Eighteen years later, mix CDs have been innovated out of existence, reduced to something we might wax nostalgic about at a party, but would never seriously consider making. Most of the ones we still have are too scratched up to play; even if they aren't, it's rare to own the outdated technology it would take to listen to them. This is the decade that mix CDs died—and with them, a little part of us died, too.
As I got older, the thrill of receiving a mix CD was supplanted by the thrill of making one. I burned them for everyone I had a crush on in middle school, painstakingly adding and removing and re-adding songs to the tracklists, changing up the order (and changing it, and changing it, and changing it again) until I was satisfied that it said "I like you" just the way I wanted it to. Then I'd sit in front of my computer, slide in a blank disc, and listen to the low whirr of the machine as it did its mysterious work, being careful not to so much as nudge it, for fear of something going horribly wrong. Once the CD finally popped out, I'd write a girl's name on the top of it in big, arcing letters, my hand shaking, knowing that if I screwed up, I'd have to start the whole 20-something minute process all over again. Then came the hardest part: mustering up the nerve to actually give it to someone.
I must have made dozens of mix CDs over the years, if not hundreds. I burned them for my friends. I burned them for my cousins. I stayed up all night with my brother one Christmas Eve burning a half dozen of them for my dad, so he'd have something new to play on the six-CD changer in his car. A mix CD helped me win over my first serious girlfriend in high school; I burned more of them for her than anyone. I can chart our relationship by those mixes, by the way the songs moved from lovestruck anthems at the outset—"Adorable One" by Lee Moses, "The Man in Me" by Bob Dylan—to ballads about heartbreak as things began to fall apart: "Blues Run the Game" by Jackson C. Frank, "Hard to Find" by The National.
I made my last mix CD in 2014; it, too, was for her. I still have trouble listening to those 21 songs, songs I used to try to explain why I had to leave our hometown, to tell her that I missed her, to show her that I still loved her, all of them sequenced just so, chosen with more care and attention than I had given to any of my schoolwork that semester.
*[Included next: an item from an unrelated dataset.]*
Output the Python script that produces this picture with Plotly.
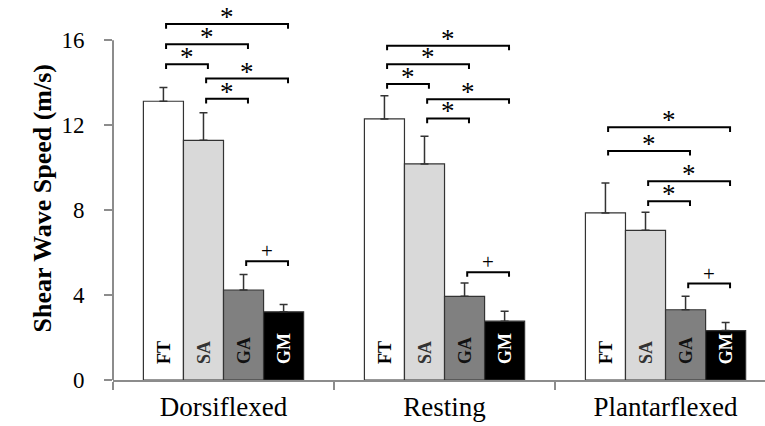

I burned them onto a disc, mailed it to her house in Atlanta, and never made another mix CD again.
Neither did pretty much anyone else.
At that point, the medium was already obsolete—I'd created the playlist on Spotify, then bought all the songs on iTunes so I could burn them to a disc. When they were invented, blank discs were touted as a next-gen solution to unreliable, labor-intensive blank tapes—a groundbreaking advancement in the way we could transfer music from one person to the next. In 2008, the same year Spotify launched, blank CDs netted $1.19 billion in sales globally, according to the Santa Clara Consulting Group, a company that studies the data storage industry. But by 2013, the year that Spotify came to mobile, sales had plummeted to $368 million. There aren't sales statistics available for 2019—tellingly, the company that used to track them no longer seems to exist—but these days, you can't even buy a blank CD at your local record store. Apple stopped selling laptops equipped with disc drives in 2016. Now, just like the mixtape before it, the mix CD has become a relic of the past.
So much has changed about the way we consume and share music over the last decade, but perhaps nothing has affected us so personally as the death of the mix CD. Sure, you can put together a playlist on Spotify or Apple Music and send the link to someone, but it's not the same as giving them a physical disc—an object loaded with meaning in and of itself. You only had so much room to convey what you wanted to say; most blank discs maxed out at about 20 songs, and you had to make each one count. You had to sequence the tracks perfectly; once you'd burned the disc, you couldn't go back into some app and reorder it. Perhaps most importantly, you can't slip a Spotify playlist into someone's mailbox at midnight; you can't stick it through a slot in their locker between classes; you can't draw on its cover, or fold a note inside its case, or spend half an hour writing every song it contains on its face in a thin, delicate spiral. You don't have to muster up the nerve to put it into someone's hands, look them in the eye, and tell them you hope they like it.
Mix CDs were such a potent token of how much you cared about someone—a physical testament to the time you'd taken to decide what songs you wanted them to hear—that it can be jarring to stumble across one now. Even just looking at an old mix CD can whoosh you back to the time in your life when you received it; to the person you were; to the way you used to think and feel. At a time when we have an infinite number of songs at our fingertips, able to be called up and played in an instant, a mix CD can remind you how small the world seemed back then. It can make you see, with fresh eyes, how dizzyingly big it seems today.
A few weeks ago, I reached out to my old high school girlfriend and asked her what she did with all those mixes I made for her. She told me her dad had found them while he was cleaning out her car before he sold it. He'd stuffed the CDs into a grocery bag, which she tucked into a drawer in her childhood bedroom. She still has them, she told me; she just doesn't have a way to play them.